Data in this exercise:
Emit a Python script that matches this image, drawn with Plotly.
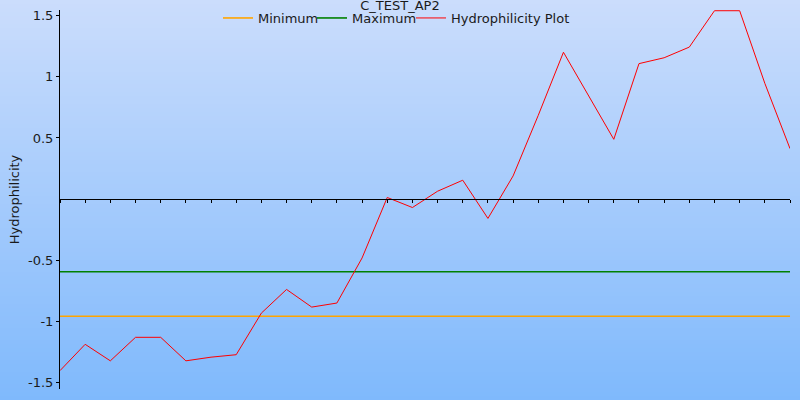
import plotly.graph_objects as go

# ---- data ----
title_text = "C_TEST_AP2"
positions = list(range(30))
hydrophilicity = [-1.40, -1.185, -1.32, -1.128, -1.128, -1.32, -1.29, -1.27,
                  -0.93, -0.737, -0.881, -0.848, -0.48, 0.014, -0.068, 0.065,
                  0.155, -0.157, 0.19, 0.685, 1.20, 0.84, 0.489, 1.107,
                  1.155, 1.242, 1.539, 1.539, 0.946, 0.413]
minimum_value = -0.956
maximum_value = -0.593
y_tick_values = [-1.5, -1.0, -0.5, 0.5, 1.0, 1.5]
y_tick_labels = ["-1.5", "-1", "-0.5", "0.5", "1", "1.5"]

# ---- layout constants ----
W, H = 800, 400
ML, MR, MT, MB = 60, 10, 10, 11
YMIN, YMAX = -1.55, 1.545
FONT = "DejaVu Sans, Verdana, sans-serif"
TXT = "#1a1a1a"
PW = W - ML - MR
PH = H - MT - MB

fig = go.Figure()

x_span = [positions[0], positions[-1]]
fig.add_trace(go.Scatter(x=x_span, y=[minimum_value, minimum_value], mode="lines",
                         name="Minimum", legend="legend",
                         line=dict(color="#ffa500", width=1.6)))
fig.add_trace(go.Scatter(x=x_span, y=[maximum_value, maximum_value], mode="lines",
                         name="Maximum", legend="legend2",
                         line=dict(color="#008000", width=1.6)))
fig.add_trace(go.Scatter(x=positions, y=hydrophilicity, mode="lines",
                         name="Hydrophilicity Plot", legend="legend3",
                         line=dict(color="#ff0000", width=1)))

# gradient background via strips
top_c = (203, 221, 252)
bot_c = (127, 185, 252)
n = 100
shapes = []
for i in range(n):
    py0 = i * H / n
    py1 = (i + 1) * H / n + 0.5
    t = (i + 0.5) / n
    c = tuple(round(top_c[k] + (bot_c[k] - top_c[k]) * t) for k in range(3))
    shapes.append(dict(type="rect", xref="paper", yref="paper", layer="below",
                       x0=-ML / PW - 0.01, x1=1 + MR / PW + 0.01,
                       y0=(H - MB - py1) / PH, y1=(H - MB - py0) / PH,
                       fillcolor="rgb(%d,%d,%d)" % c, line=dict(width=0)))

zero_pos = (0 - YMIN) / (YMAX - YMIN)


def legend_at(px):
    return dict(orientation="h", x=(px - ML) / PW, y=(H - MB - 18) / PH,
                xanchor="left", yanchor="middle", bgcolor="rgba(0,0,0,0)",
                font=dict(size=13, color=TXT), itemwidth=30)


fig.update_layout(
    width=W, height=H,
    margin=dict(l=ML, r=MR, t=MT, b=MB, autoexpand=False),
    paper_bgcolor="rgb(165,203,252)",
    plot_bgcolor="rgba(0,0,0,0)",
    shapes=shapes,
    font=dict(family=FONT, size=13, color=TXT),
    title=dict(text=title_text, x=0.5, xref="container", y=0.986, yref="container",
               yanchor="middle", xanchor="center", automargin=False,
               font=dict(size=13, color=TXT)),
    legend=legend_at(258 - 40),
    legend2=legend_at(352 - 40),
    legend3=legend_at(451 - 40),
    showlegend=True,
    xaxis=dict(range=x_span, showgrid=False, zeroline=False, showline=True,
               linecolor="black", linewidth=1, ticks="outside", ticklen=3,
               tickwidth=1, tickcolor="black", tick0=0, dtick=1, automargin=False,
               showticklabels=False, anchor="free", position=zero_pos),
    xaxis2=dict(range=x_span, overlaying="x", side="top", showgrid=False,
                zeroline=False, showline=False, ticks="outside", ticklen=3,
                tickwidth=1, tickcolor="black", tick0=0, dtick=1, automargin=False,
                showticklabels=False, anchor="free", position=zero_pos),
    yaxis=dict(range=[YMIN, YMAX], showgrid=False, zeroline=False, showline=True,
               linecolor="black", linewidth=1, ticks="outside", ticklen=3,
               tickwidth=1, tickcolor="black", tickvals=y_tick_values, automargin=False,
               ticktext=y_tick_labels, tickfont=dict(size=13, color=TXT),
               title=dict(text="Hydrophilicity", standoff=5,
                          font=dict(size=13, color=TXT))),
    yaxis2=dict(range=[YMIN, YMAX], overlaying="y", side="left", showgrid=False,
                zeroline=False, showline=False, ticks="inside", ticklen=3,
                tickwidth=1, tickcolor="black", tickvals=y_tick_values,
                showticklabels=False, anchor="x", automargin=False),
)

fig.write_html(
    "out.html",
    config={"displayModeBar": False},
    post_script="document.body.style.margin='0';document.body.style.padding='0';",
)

* * *

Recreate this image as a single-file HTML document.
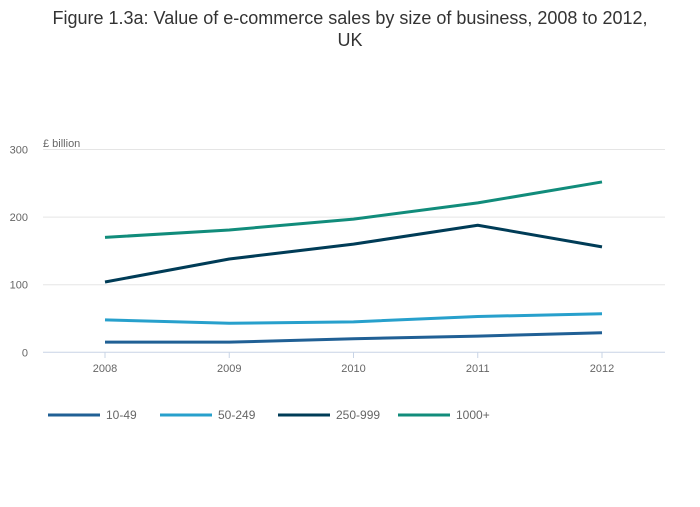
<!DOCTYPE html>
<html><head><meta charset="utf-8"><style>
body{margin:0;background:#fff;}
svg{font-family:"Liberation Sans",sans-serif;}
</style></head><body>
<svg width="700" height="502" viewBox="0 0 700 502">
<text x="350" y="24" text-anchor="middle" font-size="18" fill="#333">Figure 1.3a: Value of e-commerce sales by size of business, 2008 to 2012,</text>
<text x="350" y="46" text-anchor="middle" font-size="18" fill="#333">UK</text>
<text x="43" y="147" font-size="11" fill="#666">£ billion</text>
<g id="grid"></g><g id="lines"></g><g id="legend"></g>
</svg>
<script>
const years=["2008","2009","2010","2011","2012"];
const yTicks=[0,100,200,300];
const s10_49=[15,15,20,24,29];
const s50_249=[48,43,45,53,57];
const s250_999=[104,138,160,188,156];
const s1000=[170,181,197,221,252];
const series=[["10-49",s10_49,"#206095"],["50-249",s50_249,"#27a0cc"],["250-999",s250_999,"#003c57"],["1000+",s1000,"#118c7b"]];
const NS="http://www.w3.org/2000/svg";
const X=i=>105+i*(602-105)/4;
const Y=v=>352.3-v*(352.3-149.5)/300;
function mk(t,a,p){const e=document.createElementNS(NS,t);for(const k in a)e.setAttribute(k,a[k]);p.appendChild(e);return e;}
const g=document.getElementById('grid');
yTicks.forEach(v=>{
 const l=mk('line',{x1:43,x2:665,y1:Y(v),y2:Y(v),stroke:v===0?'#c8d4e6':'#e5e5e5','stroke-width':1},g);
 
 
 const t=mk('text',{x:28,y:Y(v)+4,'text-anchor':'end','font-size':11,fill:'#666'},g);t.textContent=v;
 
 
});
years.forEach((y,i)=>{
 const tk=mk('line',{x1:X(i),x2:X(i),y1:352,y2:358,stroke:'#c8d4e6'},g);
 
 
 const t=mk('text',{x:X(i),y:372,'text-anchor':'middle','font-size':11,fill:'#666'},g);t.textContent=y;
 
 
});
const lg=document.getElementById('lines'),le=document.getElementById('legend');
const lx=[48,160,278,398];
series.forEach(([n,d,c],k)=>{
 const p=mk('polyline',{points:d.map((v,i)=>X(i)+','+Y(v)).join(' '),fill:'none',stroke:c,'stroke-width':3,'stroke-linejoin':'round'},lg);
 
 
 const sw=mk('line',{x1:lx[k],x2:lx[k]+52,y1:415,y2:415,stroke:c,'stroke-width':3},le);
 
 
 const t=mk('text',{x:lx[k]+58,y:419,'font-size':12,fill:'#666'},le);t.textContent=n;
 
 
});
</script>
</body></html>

What you should do:
Pictures in the material above should be skipped; print exactly the lines from the one with "Emit a Python" through the one with "fig = go.Figure()".

Completed task:
Emit a Python script that matches this image, drawn with Plotly.
import plotly.graph_objects as go

# ---- data ----
title_text = "C_TEST_AP2"
positions = list(range(30))
hydrophilicity = [-1.40, -1.185, -1.32, -1.128, -1.128, -1.32, -1.29, -1.27,
                  -0.93, -0.737, -0.881, -0.848, -0.48, 0.014, -0.068, 0.065,
                  0.155, -0.157, 0.19, 0.685, 1.20, 0.84, 0.489, 1.107,
                  1.155, 1.242, 1.539, 1.539, 0.946, 0.413]
minimum_value = -0.956
maximum_value = -0.593
y_tick_values = [-1.5, -1.0, -0.5, 0.5, 1.0, 1.5]
y_tick_labels = ["-1.5", "-1", "-0.5", "0.5", "1", "1.5"]

# ---- layout constants ----
W, H = 800, 400
ML, MR, MT, MB = 60, 10, 10, 11
YMIN, YMAX = -1.55, 1.545
FONT = "DejaVu Sans, Verdana, sans-serif"
TXT = "#1a1a1a"
PW = W - ML - MR
PH = H - MT - MB

fig = go.Figure()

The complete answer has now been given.